# Set task
Copy each line exactly. Drop every picture.
-- BEGIN Given material --
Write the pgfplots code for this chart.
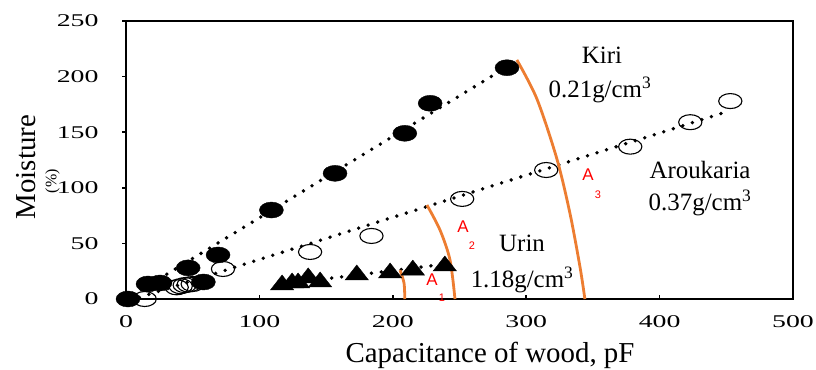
\documentclass[border=0pt]{standalone}
\usepackage{pgfplots}
\pgfplotsset{compat=1.18}
\usepackage{fontspec}
\setmainfont{Liberation Serif}
\newfontfamily\sansf{Liberation Sans}
\usepackage{graphicx}
\definecolor{orng}{RGB}{237,125,49}
\begin{document}
\begin{tikzpicture}[x=1bp,y=1bp]
\useasboundingbox (0,0) rectangle (816,369);
\begin{axis}[
  at={(126bp,70bp)}, anchor=south west,
  scale only axis, width=667bp, height=278bp,
  xmin=0, xmax=500, ymin=0, ymax=250,
  xtick={0,100,200,300,400,500},
  ytick={0,50,100,150,200,250},
  xtick pos=lower, ytick pos=left,
  xtick align=inside, ytick align=outside,
  major tick length=4bp,
  axis line style={line width=1.6bp},
  every tick/.style={black, line width=1.6bp},
  tick label style={font=\fontsize{18}{18}\selectfont},
  xticklabel={\scalebox{1.55}[1]{\pgfmathprintnumber[assume math mode=true]{\tick}}},
  yticklabel={\scalebox{1.55}[1]{\pgfmathprintnumber[assume math mode=true]{\tick}}},
  yticklabel style={anchor=east, xshift=-20bp},
  xticklabel style={anchor=base, yshift=-28bp},
  clip=false,
]
% Kiri (filled circles)
\addplot[only marks, mark=*, mark size=8bp, mark options={xscale=1.5, fill=black, draw=black}]
coordinates {(1.5,0) (16.5,13.5) (25.5,14.4) (46.6,28) (58,15.3) (69,39.6) (109,80) (156.7,113) (209,149) (228,176) (285.6,208)};
% Aroukaria (open circles)
\addplot[only marks, mark=o, mark size=7.5bp, mark options={xscale=1.55, draw=black, line width=1.1bp}]
coordinates {(14,0) (38,10.5) (41,11.5) (44,12.5) (47,13) (50,13.5) (72.7,27) (138,42.3) (184,56.7) (252,90) (315,116) (378,137) (423,159) (453,178)};
% Urin (triangles)
\addplot[only marks, mark=triangle*, mark size=10bp, mark options={xscale=1.35, fill=black, draw=black}]
coordinates {(117,12.6) (124.5,14.4) (129,14.4) (136.6,19) (145.5,15.3) (173,21.6) (198,23.4) (215,26) (239,29.7)};
% trend lines
\addplot[black, line width=3.8bp, line cap=round, dash pattern=on 0bp off 10bp]
coordinates {(5,3.6) (286,209)};
\addplot[black, line width=3.8bp, line cap=round, dash pattern=on 0bp off 10bp]
coordinates {(10,1.4) (452,169)};
\addplot[black, line width=3.8bp, line cap=round, dash pattern=on 0bp off 10bp]
coordinates {(117,13.3) (240,31.5)};
% arcs
\addplot[orng, line width=2.8bp, smooth] coordinates {(205.4,26) (208.4,14.4) (209,0)};
\addplot[orng, line width=2.8bp, smooth] coordinates {(225.6,84.5) (235.4,62) (242.9,35) (246.6,0)};
\addplot[orng, line width=2.8bp, smooth] coordinates {(293,215) (308,180) (323,126) (332.8,77) (340.3,29) (344,0)};
% labels
\node[font=\fontsize{25}{25}\selectfont] at (axis cs:356.8,219.4) {Kiri};
\node[font=\fontsize{25}{25}\selectfont] at (axis cs:355.3,188) {0.21g/cm\textsuperscript{3}};
\node[font=\fontsize{25}{25}\selectfont] at (axis cs:430.3,116) {Aroukaria};
\node[font=\fontsize{25}{25}\selectfont] at (axis cs:430.3,86.3) {0.37g/cm\textsuperscript{3}};
\node[font=\fontsize{25}{25}\selectfont] at (axis cs:296.9,50.4) {Urin};
\node[font=\fontsize{25}{25}\selectfont] at (axis cs:296.9,17.1) {1.18g/cm\textsuperscript{3}};
\node[red, font=\sansf\fontsize{17}{17}\selectfont] at (axis cs:229.4,17.1) {A};
\node[red, font=\sansf\fontsize{11}{11}\selectfont] at (axis cs:236.9,0.9) {1};
\node[red, font=\sansf\fontsize{17}{17}\selectfont] at (axis cs:252.6,64.7) {A};
\node[red, font=\sansf\fontsize{11}{11}\selectfont] at (axis cs:259.4,47.7) {2};
\node[red, font=\sansf\fontsize{17}{17}\selectfont] at (axis cs:346.3,111.5) {A};
\node[red, font=\sansf\fontsize{11}{11}\selectfont] at (axis cs:353.8,93.5) {3};
\node[font=\fontsize{29}{29}\selectfont, anchor=base] at (axis cs:272.9,-57.5) {Capacitance of wood, pF};
\node[font=\fontsize{29}{29}\selectfont, rotate=90, anchor=base] at (axis cs:-68.2,118.7) {Moisture};
\node[font=\fontsize{16}{16}\selectfont, rotate=90] at (axis cs:-55,106) {(\%)};
\end{axis}
\end{tikzpicture}
\end{document}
-- END Given material --
# Exercise response
Write the pgfplots code for this chart.
\documentclass[border=0pt]{standalone}
\usepackage{pgfplots}
\pgfplotsset{compat=1.18}
\usepackage{fontspec}
\setmainfont{Liberation Serif}
\newfontfamily\sansf{Liberation Sans}
\usepackage{graphicx}
\definecolor{orng}{RGB}{237,125,49}
\begin{document}
\begin{tikzpicture}[x=1bp,y=1bp]
\useasboundingbox (0,0) rectangle (816,369);
\begin{axis}[
  at={(126bp,70bp)}, anchor=south west,
  scale only axis, width=667bp, height=278bp,
  xmin=0, xmax=500, ymin=0, ymax=250,
  xtick={0,100,200,300,400,500},
  ytick={0,50,100,150,200,250},
  xtick pos=lower, ytick pos=left,
  xtick align=inside, ytick align=outside,
  major tick length=4bp,
  axis line style={line width=1.6bp},
  every tick/.style={black, line width=1.6bp},
  tick label style={font=\fontsize{18}{18}\selectfont},
  xticklabel={\scalebox{1.55}[1]{\pgfmathprintnumber[assume math mode=true]{\tick}}},
  yticklabel={\scalebox{1.55}[1]{\pgfmathprintnumber[assume math mode=true]{\tick}}},
  yticklabel style={anchor=east, xshift=-20bp},
  xticklabel style={anchor=base, yshift=-28bp},
  clip=false,
]
% Kiri (filled circles)
\addplot[only marks, mark=*, mark size=8bp, mark options={xscale=1.5, fill=black, draw=black}]
coordinates {(1.5,0) (16.5,13.5) (25.5,14.4) (46.6,28) (58,15.3) (69,39.6) (109,80) (156.7,113) (209,149) (228,176) (285.6,208)};
% Aroukaria (open circles)
\addplot[only marks, mark=o, mark size=7.5bp, mark options={xscale=1.55, draw=black, line width=1.1bp}]
coordinates {(14,0) (38,10.5) (41,11.5) (44,12.5) (47,13) (50,13.5) (72.7,27) (138,42.3) (184,56.7) (252,90) (315,116) (378,137) (423,159) (453,178)};
% Urin (triangles)
\addplot[only marks, mark=triangle*, mark size=10bp, mark options={xscale=1.35, fill=black, draw=black}]
coordinates {(117,12.6) (124.5,14.4) (129,14.4) (136.6,19) (145.5,15.3) (173,21.6) (198,23.4) (215,26) (239,29.7)};
% trend lines
\addplot[black, line width=3.8bp, line cap=round, dash pattern=on 0bp off 10bp]
coordinates {(5,3.6) (286,209)};
\addplot[black, line width=3.8bp, line cap=round, dash pattern=on 0bp off 10bp]
coordinates {(10,1.4) (452,169)};
\addplot[black, line width=3.8bp, line cap=round, dash pattern=on 0bp off 10bp]
coordinates {(117,13.3) (240,31.5)};
% arcs
\addplot[orng, line width=2.8bp, smooth] coordinates {(205.4,26) (208.4,14.4) (209,0)};
\addplot[orng, line width=2.8bp, smooth] coordinates {(225.6,84.5) (235.4,62) (242.9,35) (246.6,0)};
\addplot[orng, line width=2.8bp, smooth] coordinates {(293,215) (308,180) (323,126) (332.8,77) (340.3,29) (344,0)};
% labels
\node[font=\fontsize{25}{25}\selectfont] at (axis cs:356.8,219.4) {Kiri};
\node[font=\fontsize{25}{25}\selectfont] at (axis cs:355.3,188) {0.21g/cm\textsuperscript{3}};
\node[font=\fontsize{25}{25}\selectfont] at (axis cs:430.3,116) {Aroukaria};
\node[font=\fontsize{25}{25}\selectfont] at (axis cs:430.3,86.3) {0.37g/cm\textsuperscript{3}};
\node[font=\fontsize{25}{25}\selectfont] at (axis cs:296.9,50.4) {Urin};
\node[font=\fontsize{25}{25}\selectfont] at (axis cs:296.9,17.1) {1.18g/cm\textsuperscript{3}};
\node[red, font=\sansf\fontsize{17}{17}\selectfont] at (axis cs:229.4,17.1) {A};
\node[red, font=\sansf\fontsize{11}{11}\selectfont] at (axis cs:236.9,0.9) {1};
\node[red, font=\sansf\fontsize{17}{17}\selectfont] at (axis cs:252.6,64.7) {A};
\node[red, font=\sansf\fontsize{11}{11}\selectfont] at (axis cs:259.4,47.7) {2};
\node[red, font=\sansf\fontsize{17}{17}\selectfont] at (axis cs:346.3,111.5) {A};
\node[red, font=\sansf\fontsize{11}{11}\selectfont] at (axis cs:353.8,93.5) {3};
\node[font=\fontsize{29}{29}\selectfont, anchor=base] at (axis cs:272.9,-57.5) {Capacitance of wood, pF};
\node[font=\fontsize{29}{29}\selectfont, rotate=90, anchor=base] at (axis cs:-68.2,118.7) {Moisture};
\node[font=\fontsize{16}{16}\selectfont, rotate=90] at (axis cs:-55,106) {(\%)};
\end{axis}
\end{tikzpicture}
\end{document}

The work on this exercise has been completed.